As if the holiday season isn’t stressful enough for some people, it can be even harder for those of us with celiac disease.
It is hard to enjoy a big Thanksgiving dinner or any kind of holiday gathering when you don’t know if you’ll be able to eat anything that’s going to be served. And you don’t want to draw attention as the high-maintenance guest or fussy diner who isn’t eating.
When you’re making a meal at home or visiting a restaurant where you know the staff is sensitive to the needs of customers who can’t eat gluten, dining isn’t all that stressful. But dealing with social events where you don’t have any control over the food is another matter. People who write books and blogs about the gluten-free diet devote a lot of space to this.
Here are a few tips on how to handle these holiday gatherings.
- Try to talk to the host or hostess in advance, you want to minimize their stress but you have to let them know. The hosts usually want all of their guests to have a good time. They’re not going to feel so great if you’re not eating.
- For people with celiac disease or some other type of gluten intolerance, the gluten-free diet isn’t a choice. It’s a serious health concern because eating the slightest amount of gluten can make a celiac sick. If the hosts are unaware of this, you really need to make them aware. Some celiacs are afraid to speak up and tell people about their condition. If you had a peanut allergy, you wouldn’t sit quietly and eat a meal that might have peanuts in it. So if you have a gluten intolerance (it’s technically not an allergy), why wouldn’t you let everyone know?
Now if someone is cooking a dinner for 20 people, it is unreasonable to expect an entire meal to be gluten free. But there are steps you can take to make sure that at least part of the meal is safe to eat.
- Offer to bring a gluten-free dish or come early to help them prepare, adding that you should also bring your own utensils to serve the gluten-free dish.
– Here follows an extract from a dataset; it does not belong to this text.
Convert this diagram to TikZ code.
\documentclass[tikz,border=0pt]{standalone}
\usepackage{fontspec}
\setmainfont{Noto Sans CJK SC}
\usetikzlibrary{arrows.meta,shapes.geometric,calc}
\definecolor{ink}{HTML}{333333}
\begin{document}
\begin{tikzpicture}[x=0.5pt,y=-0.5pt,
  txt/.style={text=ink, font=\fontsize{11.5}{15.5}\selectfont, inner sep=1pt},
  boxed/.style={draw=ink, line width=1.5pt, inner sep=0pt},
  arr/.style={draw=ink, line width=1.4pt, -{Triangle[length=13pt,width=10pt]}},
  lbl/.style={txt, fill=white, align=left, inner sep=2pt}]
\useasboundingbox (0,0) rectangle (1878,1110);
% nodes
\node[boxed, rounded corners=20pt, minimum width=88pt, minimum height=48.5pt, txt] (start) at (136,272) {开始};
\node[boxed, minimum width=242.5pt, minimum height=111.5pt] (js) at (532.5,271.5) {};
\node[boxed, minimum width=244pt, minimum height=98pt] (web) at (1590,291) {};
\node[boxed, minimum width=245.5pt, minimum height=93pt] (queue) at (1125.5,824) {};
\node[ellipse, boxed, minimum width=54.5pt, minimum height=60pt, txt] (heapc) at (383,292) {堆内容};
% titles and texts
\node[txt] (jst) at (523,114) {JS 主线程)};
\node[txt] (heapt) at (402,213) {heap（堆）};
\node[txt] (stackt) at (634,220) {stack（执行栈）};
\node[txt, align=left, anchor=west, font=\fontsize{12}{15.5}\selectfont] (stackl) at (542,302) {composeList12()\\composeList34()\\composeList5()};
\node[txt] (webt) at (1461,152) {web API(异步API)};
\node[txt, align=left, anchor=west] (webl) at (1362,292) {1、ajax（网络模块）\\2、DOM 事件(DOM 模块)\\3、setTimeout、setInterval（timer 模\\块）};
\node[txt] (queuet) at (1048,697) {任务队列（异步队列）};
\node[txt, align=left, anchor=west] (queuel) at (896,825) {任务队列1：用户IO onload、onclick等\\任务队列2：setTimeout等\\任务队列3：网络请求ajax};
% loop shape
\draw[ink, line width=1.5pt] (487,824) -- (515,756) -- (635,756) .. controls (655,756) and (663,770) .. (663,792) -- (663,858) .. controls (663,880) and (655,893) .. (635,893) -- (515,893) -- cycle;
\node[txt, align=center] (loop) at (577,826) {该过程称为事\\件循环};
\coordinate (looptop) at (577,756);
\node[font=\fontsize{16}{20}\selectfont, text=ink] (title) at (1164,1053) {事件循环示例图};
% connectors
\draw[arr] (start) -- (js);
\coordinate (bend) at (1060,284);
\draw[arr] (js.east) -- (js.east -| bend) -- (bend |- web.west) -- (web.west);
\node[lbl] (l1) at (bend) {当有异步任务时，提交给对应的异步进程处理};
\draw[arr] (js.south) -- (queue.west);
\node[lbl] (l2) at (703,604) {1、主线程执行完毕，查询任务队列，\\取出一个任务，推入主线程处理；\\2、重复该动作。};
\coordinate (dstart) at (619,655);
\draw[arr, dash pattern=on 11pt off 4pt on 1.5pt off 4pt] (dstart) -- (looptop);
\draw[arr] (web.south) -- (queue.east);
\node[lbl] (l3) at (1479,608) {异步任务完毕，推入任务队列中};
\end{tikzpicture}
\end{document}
Cross-contamination from other food that has gluten can be a problem.
- In addition to bringing a dish that everyone can enjoy, you might also want to bring your own chicken breast or turkey roast that can be heated separately just for yourself. If the host understands your condition, he or she shouldn’t be offended that you’re not eating the turkey the host spent hours preparing.
- Turkey itself is gluten free but if it’s cooked with stuffing, it very likely could come in contact with gluten. Don’t try to work around the gluten-containing stuffing.
- Needless to say, gravy is another concern.
- Other Thanksgiving staples like cranberry sauce are usually gluten free, but you have to be careful about mashed potatoes. Sometimes people put something on top of the potato or in the potato with gluten.
- Avoid dips, even if you know the dip itself is gluten free. You have no idea what other people have been dipping.
Of course, after Thanksgiving, there will still be a lot of social gatherings through the holiday season. Many people have offered the advice that if you’re going to a party where hors d’oeuvres are served but no formal dinner, the best thing to do is eat before you go, assuming you don’t know if the food will be prepared gluten free.